Hypothesis Testing

I've often wondered if the changes in the size of government could really be attributable to the party in power. Said another way: Could an outside observer use data over our history to accurately discern which party was in power by looking at the changes in the size of government?

To test this, we need a hypothesis. I submit the null hypothesis:

There is no statistical difference between the growth in government dependent upon the party in power.

Mathematically, if we sum the changes in government size and compute the averages when the Republicans are in power, and the average when the Democrats are in power, we have:

Average Republican Growth – Average Democratic Growth = 0.

I gathered the following information: Yearly GDP, Yearly Federal Government Outlays, and who holds the office of the President, and the majority of each house of Congress, all for the past 40 years.

For purposes of government size, I divided Yearly Fed Gov Outlays by Yearly GDP. This normalizes the size and removes changes due to inflation (and presumable, population growth). Interestingly, The size of our Federal government has been relatively constant, moving between 18.84% in 1970, 22.86% in 1983, 19.78% in 2000, and back to 20.66% in 2008.

For Party in power, I decided that it would be two out of three: Whichever party held at least two of: Majority of Senate, Majority of House, and Presidency, would be tagged as the party in power.
Also, since budgets (hence Federal outlays) are done for the following year, I imposed a one year lag between when a party rises to power and when they effect the size of government. So, we have the following:
1970 – 1981: Democratic
1982 – 1987: Republican
1988 – 1995: Democratic
1996 – 2007: Republican
2008 – on: Democratic

What we are going to do then is compute the averages, the standard deviations, and run a standard double tailed hypothesis test, to see if we can reject the null hypothesis (i.e., that instead Average Republican Growth – Average Democratic Growth is NOT equal to zero.) We'll use a 95% confidence interval, which will answer the question: Can we say with 95% certainty that the difference is not zero?

Computed Data:
Republican: Average – 99.62%; Median – 99.32%, Standard Deviation: .0307
Democratic: Average – 101.86%; Median – 99.92%, Standard Deviation: .0557

(Interestingly, more than half the time, government decreases under either party, hence the medians below 100%. For the Republicans, 11 of 18, for the Democrats, 12 of 22)

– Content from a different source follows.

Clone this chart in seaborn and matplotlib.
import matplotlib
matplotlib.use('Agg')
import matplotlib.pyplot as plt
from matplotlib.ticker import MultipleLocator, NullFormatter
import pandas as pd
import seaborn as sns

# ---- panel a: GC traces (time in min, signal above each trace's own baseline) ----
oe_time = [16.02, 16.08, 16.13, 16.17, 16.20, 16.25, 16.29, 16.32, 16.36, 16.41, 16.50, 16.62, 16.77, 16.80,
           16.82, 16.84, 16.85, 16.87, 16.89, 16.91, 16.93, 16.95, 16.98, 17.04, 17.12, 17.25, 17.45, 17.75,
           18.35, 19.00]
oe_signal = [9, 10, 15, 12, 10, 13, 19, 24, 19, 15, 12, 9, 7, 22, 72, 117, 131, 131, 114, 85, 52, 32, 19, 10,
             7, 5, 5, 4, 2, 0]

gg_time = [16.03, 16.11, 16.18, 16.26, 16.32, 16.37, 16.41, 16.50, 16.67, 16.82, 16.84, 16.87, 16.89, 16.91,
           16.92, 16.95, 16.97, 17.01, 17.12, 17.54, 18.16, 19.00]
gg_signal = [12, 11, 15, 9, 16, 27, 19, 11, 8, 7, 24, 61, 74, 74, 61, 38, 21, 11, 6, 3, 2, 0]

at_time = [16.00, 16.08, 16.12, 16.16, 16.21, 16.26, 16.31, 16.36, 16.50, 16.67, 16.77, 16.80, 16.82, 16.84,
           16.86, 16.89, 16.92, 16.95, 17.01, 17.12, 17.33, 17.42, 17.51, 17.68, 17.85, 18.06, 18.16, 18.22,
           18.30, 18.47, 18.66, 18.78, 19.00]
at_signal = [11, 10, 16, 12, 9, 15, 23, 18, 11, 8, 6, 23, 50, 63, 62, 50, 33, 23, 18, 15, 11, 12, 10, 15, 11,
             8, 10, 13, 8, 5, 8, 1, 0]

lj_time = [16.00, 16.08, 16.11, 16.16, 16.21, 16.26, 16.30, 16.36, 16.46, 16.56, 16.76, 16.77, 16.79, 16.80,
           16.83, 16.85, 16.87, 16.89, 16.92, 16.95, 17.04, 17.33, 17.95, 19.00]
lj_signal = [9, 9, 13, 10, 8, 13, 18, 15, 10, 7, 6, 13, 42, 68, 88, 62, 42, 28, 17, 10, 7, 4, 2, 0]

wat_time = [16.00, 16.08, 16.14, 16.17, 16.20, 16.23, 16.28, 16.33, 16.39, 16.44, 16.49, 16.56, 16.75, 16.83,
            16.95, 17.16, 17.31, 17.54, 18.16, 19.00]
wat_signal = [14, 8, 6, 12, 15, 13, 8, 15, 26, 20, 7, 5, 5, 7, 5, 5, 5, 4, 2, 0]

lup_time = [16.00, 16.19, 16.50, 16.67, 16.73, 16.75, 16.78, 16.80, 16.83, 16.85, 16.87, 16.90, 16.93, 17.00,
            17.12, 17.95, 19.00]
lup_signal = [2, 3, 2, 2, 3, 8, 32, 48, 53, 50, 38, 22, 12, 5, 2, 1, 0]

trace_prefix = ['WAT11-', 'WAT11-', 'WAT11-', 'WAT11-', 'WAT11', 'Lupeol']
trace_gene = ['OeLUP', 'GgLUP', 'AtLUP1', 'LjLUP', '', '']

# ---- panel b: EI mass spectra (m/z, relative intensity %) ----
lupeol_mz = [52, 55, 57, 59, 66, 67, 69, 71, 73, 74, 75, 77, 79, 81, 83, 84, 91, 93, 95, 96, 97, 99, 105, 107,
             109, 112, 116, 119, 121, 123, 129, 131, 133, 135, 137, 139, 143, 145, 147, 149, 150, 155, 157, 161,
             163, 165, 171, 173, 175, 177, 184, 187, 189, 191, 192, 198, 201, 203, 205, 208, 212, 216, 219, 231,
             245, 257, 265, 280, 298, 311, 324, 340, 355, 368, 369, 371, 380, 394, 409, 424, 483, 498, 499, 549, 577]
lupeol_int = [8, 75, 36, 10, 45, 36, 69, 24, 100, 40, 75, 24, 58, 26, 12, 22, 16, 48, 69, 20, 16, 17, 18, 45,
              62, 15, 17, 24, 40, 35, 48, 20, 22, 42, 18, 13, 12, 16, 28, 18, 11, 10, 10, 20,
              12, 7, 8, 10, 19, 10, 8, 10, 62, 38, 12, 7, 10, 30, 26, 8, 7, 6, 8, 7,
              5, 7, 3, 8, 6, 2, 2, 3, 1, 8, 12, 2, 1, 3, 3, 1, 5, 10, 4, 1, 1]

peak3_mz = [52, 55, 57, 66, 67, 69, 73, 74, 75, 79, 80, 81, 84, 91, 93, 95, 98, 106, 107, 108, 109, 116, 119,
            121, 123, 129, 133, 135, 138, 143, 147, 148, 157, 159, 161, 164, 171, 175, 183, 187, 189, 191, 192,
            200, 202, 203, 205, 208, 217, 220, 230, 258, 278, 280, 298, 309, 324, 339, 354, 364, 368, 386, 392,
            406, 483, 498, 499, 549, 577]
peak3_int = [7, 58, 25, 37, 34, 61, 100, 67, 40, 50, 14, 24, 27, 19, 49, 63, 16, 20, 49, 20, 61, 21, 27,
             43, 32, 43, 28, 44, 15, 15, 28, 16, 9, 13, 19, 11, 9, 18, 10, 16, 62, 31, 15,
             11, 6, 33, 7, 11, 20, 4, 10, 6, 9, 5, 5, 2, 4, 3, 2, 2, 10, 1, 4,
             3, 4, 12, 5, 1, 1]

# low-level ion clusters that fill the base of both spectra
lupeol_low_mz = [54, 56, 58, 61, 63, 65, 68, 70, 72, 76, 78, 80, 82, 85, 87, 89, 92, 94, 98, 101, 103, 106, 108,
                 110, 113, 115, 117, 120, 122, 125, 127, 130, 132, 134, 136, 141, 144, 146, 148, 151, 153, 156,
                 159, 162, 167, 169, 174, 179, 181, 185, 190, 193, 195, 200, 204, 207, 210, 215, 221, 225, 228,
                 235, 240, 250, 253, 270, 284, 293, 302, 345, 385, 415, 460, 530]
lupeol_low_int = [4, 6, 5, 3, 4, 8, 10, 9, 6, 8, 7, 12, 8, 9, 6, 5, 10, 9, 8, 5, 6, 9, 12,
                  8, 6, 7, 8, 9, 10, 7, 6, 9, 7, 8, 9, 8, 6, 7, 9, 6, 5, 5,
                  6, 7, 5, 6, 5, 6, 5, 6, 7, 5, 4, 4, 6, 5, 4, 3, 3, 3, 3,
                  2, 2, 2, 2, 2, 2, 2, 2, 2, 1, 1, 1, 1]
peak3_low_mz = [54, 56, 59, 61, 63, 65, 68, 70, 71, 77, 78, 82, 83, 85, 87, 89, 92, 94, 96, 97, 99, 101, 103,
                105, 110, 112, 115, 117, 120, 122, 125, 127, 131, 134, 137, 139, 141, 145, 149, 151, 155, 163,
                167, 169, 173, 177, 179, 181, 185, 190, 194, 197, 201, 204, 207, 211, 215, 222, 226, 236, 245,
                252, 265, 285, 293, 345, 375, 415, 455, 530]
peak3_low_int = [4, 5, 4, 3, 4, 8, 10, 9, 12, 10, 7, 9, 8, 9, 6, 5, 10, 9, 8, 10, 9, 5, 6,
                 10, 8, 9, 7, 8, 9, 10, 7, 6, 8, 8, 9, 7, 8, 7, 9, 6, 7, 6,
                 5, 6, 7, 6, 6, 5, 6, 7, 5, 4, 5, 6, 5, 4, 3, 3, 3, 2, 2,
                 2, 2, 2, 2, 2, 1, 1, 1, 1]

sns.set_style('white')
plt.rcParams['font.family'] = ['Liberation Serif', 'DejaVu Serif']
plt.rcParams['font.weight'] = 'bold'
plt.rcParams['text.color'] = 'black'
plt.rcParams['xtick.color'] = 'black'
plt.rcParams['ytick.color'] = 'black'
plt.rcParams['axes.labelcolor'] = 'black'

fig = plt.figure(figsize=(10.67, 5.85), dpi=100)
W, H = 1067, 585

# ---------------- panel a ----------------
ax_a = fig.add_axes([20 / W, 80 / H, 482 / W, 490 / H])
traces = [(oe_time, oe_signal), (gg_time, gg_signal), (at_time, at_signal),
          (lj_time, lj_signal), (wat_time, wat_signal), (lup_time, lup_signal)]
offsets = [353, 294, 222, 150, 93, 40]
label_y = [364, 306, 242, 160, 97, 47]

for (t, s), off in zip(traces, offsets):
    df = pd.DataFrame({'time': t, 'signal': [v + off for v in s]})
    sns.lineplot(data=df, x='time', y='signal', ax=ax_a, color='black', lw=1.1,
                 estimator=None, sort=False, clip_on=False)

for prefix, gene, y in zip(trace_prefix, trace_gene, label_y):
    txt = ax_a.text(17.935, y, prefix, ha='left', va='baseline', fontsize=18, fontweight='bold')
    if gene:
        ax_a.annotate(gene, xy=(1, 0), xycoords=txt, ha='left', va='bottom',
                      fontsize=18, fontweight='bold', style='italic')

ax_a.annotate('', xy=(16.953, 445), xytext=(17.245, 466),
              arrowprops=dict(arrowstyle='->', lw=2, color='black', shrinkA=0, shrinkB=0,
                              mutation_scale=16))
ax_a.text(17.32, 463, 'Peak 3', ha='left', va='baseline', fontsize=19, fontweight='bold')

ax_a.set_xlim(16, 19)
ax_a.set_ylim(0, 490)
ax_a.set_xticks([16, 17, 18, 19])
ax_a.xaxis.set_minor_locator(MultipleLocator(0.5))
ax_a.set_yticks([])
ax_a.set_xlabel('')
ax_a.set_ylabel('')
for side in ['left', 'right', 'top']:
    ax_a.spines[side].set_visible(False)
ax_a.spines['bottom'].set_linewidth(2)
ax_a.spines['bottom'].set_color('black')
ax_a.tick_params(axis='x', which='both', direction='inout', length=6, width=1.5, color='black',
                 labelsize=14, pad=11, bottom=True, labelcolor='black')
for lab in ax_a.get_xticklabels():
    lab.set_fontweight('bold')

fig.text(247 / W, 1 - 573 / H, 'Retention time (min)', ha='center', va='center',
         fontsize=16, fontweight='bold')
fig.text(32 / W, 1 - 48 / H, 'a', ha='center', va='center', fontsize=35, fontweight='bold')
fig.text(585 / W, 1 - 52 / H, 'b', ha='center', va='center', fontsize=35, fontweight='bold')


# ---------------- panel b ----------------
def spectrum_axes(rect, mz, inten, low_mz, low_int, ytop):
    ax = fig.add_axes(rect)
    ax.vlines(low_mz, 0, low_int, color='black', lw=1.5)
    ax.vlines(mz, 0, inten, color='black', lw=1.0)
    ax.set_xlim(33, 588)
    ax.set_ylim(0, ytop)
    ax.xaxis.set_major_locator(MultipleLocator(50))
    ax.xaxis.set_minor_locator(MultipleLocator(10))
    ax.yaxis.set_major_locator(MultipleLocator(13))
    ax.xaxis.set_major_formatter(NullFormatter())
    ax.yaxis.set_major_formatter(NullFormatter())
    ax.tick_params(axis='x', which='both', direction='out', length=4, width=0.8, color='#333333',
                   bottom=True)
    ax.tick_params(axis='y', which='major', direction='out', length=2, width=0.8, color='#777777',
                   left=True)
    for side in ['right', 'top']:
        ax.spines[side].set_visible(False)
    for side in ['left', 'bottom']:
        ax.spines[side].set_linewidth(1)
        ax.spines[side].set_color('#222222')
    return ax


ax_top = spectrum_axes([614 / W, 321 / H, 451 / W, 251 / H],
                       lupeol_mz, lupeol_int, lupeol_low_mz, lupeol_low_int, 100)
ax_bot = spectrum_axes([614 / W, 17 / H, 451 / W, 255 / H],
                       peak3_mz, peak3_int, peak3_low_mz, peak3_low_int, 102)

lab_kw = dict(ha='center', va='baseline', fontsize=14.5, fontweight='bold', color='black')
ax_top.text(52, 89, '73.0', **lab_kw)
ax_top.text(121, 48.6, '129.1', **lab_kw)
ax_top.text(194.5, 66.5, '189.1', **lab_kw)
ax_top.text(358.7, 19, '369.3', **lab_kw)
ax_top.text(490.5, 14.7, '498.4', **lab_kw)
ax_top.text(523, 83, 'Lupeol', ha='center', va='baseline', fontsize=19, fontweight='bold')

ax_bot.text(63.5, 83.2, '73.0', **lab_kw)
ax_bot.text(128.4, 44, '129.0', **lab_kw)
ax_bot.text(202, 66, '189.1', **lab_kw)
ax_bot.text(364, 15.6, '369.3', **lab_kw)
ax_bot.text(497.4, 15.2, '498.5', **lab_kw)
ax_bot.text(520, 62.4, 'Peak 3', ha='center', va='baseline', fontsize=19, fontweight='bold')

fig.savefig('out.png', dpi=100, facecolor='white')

To reject the null hypothesis at 95% confidence, the normal distribution table says we need a value of greater than 1.96 after we compute the answer to the equation:

Ave D – Ave R / SQRT((R stddev squared / 18) + (D stddev squared / 22))

And we get?

1.61.

Since 1.61 < 1.96, we cannot reject the null hypothesis at 95% confidence that the two are indeed different. So, my hypothesis withstands statistical analysis. An outside observer cannot discern the party in power by looking at changes in the size of the Federal government, because there is not enough evidence that the underlying distributions are different.

What about relaxing the statistical standards? For instance, could we reject the null hypothesis at 90%?

No. Although it is really close – we would need a value greater than 1.64.

So – What does this say? Basically, we cannot determine, with certainty, that the difference between the averages reveals an actual underlying difference between the two distributions. The two overlap almost entirely – and that there is a slight difference today between the averages may very well be an aberration. Or maybe not. We would need more data covering the time frame in question. However, there is no more data – we've got all 40 years. Data from previous to 40 years ago may help answer the question: In the past, was there a difference, that is gone today? But it doesn't directly help us today.

There is something interesting here, too. The computed value doesn't meet the requirements for a 90% confidence, but it is really close. You might be tempted to think that there is an actual difference – and that perhaps the inclusion of state government data would push it over. And that may be true. But what I find intriguing is that it was an outcome of a very similar nature that had everyone saying that the Global Warming hypothesis was null. If you recall, one of the scientists revealed that the near-term data (last 15 years), just missed the mark for the 95% confidence interval, and so he couldn't reject the null hypothesis on that data alone.

Perhaps you agree. Perhaps you'd like to declare Global Warming dead. But understand this: There is statistically more evidence for Global Warming than there is that Republicans and Democrats influence the overall size of government differently.


Footnote: I did not expect this outcome. Like almost everyone I know, I really expected that the data would damn the Democrats, and that our conventional wisdom would be upheld. I had started to suspect that it may not be fully true during the last decade, and especially recently. I will have to gather more data – I suspect now that the source of our conventional wisdom was planted during the 1930's – that government did grow, but its size appears to have stabilized.
I was tempted too to not include the past two years. 2009 was the only year during the 40 I looked at were GDP fell – which if used as a yardstick imposes an enormous growth on government even if it maintains the same dollar outlays – which it didn't, due to the stimulus bills. But that reveals even more that differences in size are more likely due to other causes than the party in power: 2009's 19% growth goes against the Democrats, and if the underlying distribution can absorb a value that far off the average without pushing it past the 90% confidence interval, then the null hypothesis is very, very solid.